If you haven't already dived in, maybe kimchi will be your gateway pickle. Questions? I'm here to help.
adapted from Saveur
- — 1 cup + 1 teaspoon fine sea salt
- — 3 medium-sized Napa cabbages
- — 1 1/2 pounds daikon radish, peeled & julienned
- — 1 cup + 2 tablespoons Korean chile powder (gochu garu)
- — 3 tablespoons Southeast Asian fish sauce or Korean anchovy sauce (aek jeot)
- — 2 1/2 tablespoons finely chopped Korean salted shrimp (saeu chot)
- — 2 tablespoons sesame seeds
- — 30 Korean chives, or garlic chives, cut into 1" pieces
- — 14 cloves garlic, mashed into a paste
- — 10 scallions, white & light green only, thinly slices on the diagonal
- — 2 two-inch pieces ginger, peeled, minced and mashed into a paste
- — 1 large carrot, peeled and julienned
- — 1 Asian pear, cored and julienned
Remove and discard outer layer of leaves from the cabbages. Cut the cabbages in half lengthwise, then crosswise into 2" pieces. Discard the root end.
Place cabbage pieces in a large bowl, sprinkle with 1 cup salt and toss with your hands until the cabbage is coated. Add enough cold water to just cover (about a gallon), making sure the cabbage is almost entirely submerged.
Cover with plastic wrap or a baking sheet and let sit at room temperature for at least 12 hours and up to 24.
Drain the cabbage in a large colander in the sink, then rinse with cold water. Gently squeeze out the excess liquid and set aside.
In a large bowl, vigorously stir together the remaining ingredients to make the kimchi seasoning paste. Add the drained cabbage and toss with your hands to evenly and thoroughly coat with the mixture.
Transfer seasoned cabbage to a clean 6-quart glass jar, pressing down to compact. Cover jar with a double layer of plastic wrap that you secure with a piece of string or a rubber band. Let the kimchi sit in a cool, dark place for 4 days. Open jar to release any gases, then seal with a lid and refrigerate for at least 4 more days to let flavors meld.

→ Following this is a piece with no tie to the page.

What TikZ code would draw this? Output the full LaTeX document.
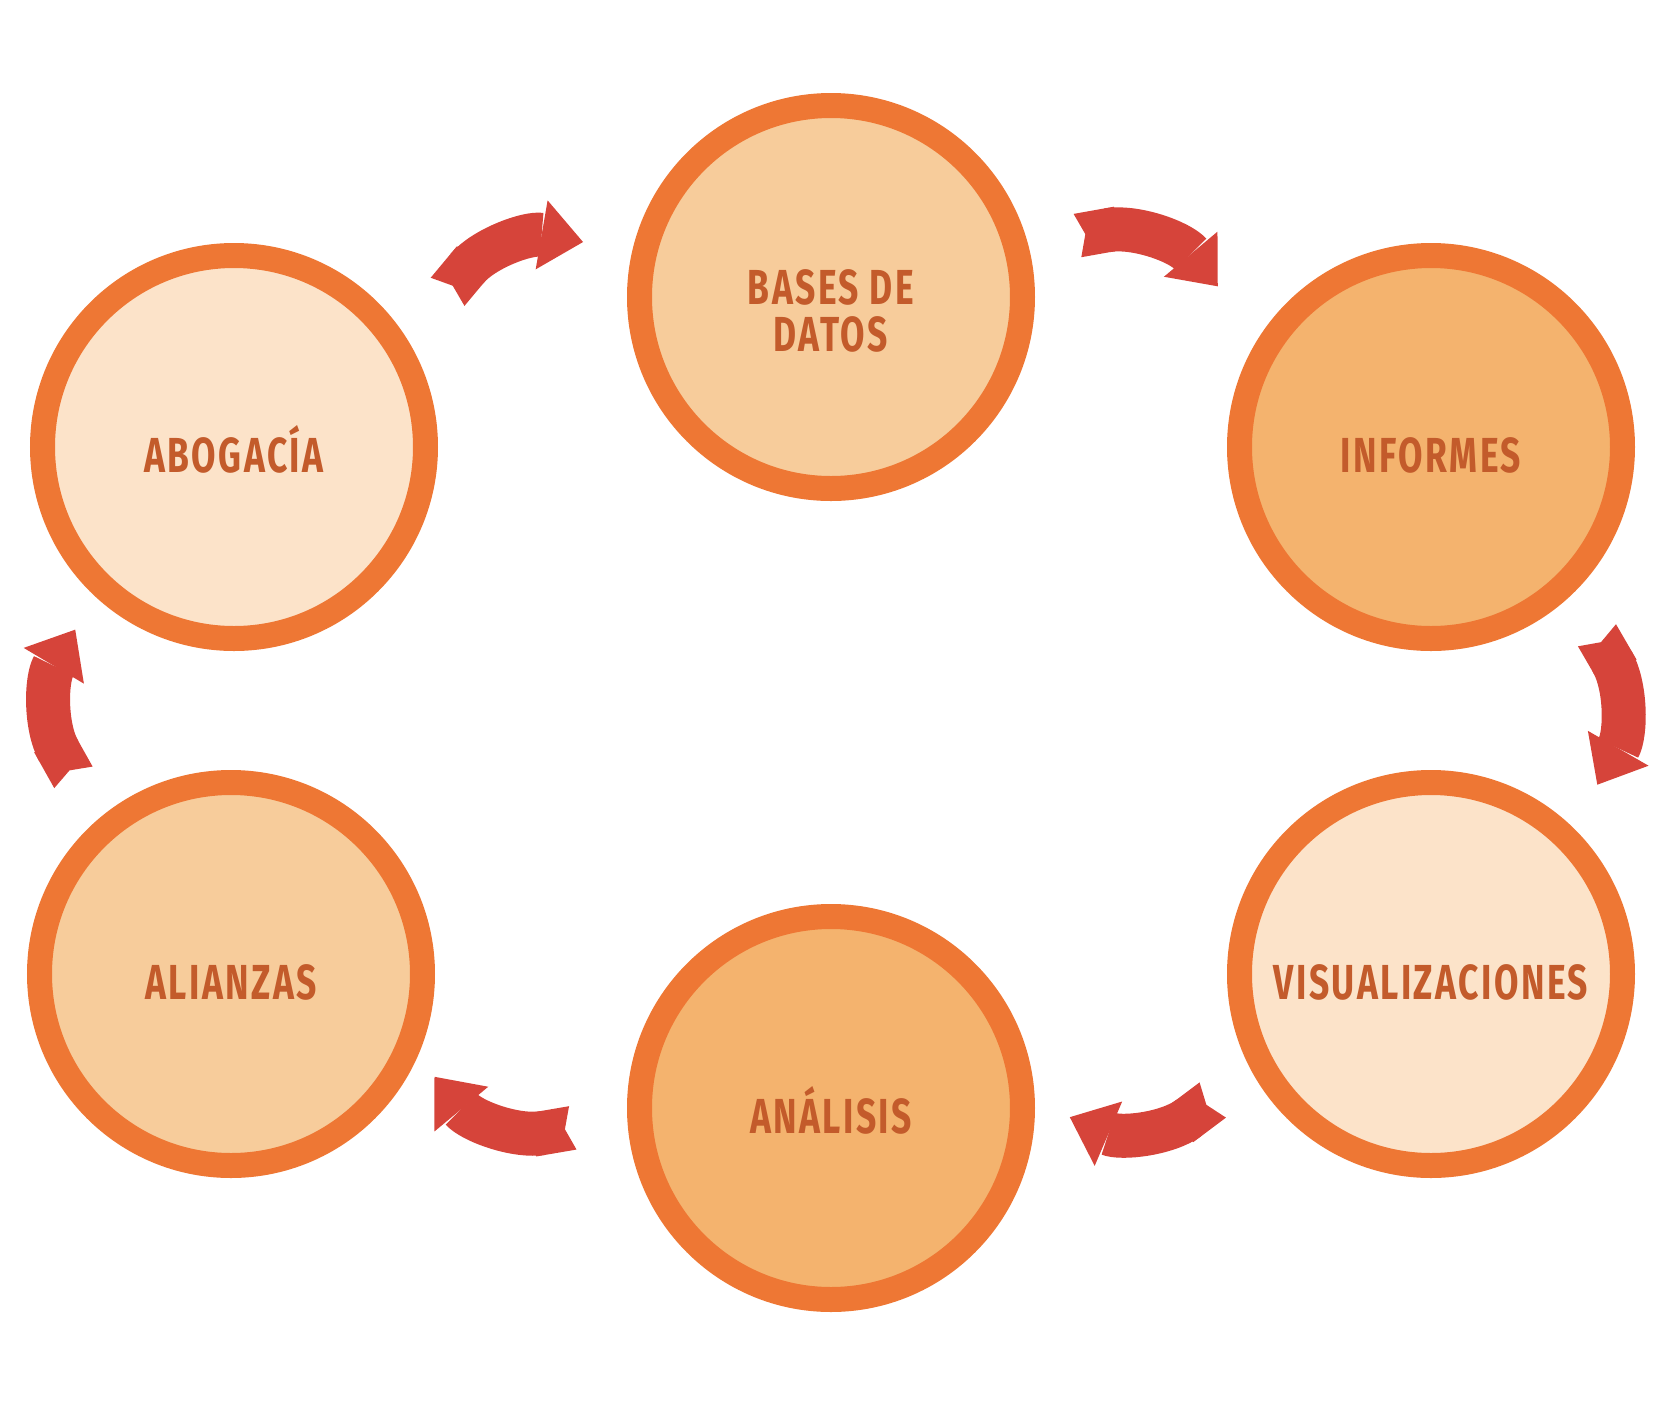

The kimchi will keep, refrigerated, for at least 6 months (its flavor will sharpen over time).
Kimchi Apple & Bacon Salad
lightly adapted from Momofuku Cookbook
- — 4 Fuji or Honeycrisp apples
- — 1/2 cup kimchi, pureed
- — 1/2 cup labne or thick Greek yogurt
- — 1/4 cup maple syrup
- — 8-12 slices thick-cut smoky bacon
- — 1 cup arugula, loosely packed
- — 2 tablespoons olive oil
- — sea salt and freshly ground black pepper
Peel the apples and cut into quarters. Remove the cores. Cut the apples into wedges or very large cubes, so the pieces are either one or two bites. Toss the apples in the kimchi puree. You can do this just before making the salad or up to 6 hours in advance—any longer and the apples will be sublimated by the kimchi.
Combine the labne and maple syrup in a small bowl and whisk together until smooth. It should be assertively sweet from the syrup and perceptibly tart from the labne. Adjust if necessary, but don't play down the sweetness too much.
Heat the oven to 350 degrees. Arrange the bacon on a rimmed baking sheet and pop it into the oven. Bake for 18 minutes, or until browned and crispy. Transfer the meat to a plate lined with paper towels to drain. It needn't be any more than lukewarm when you serve the salad, but it shouldn't be cold or greasy.
Just before serving, toss the arugula with the olive oil, a large pinch of salt and a few turns of black pepper.
To serve, plop a dollop —about 2 tablespoons—of the sweetened labne in the middle of each plate and top with one-quarter of the kimchi apples. Cut the slices of bacon in half and portion out over the apples, then drop a handful of the dressed arugula over and around. Hit each plate with a couple turns of black pepper, and serve at once.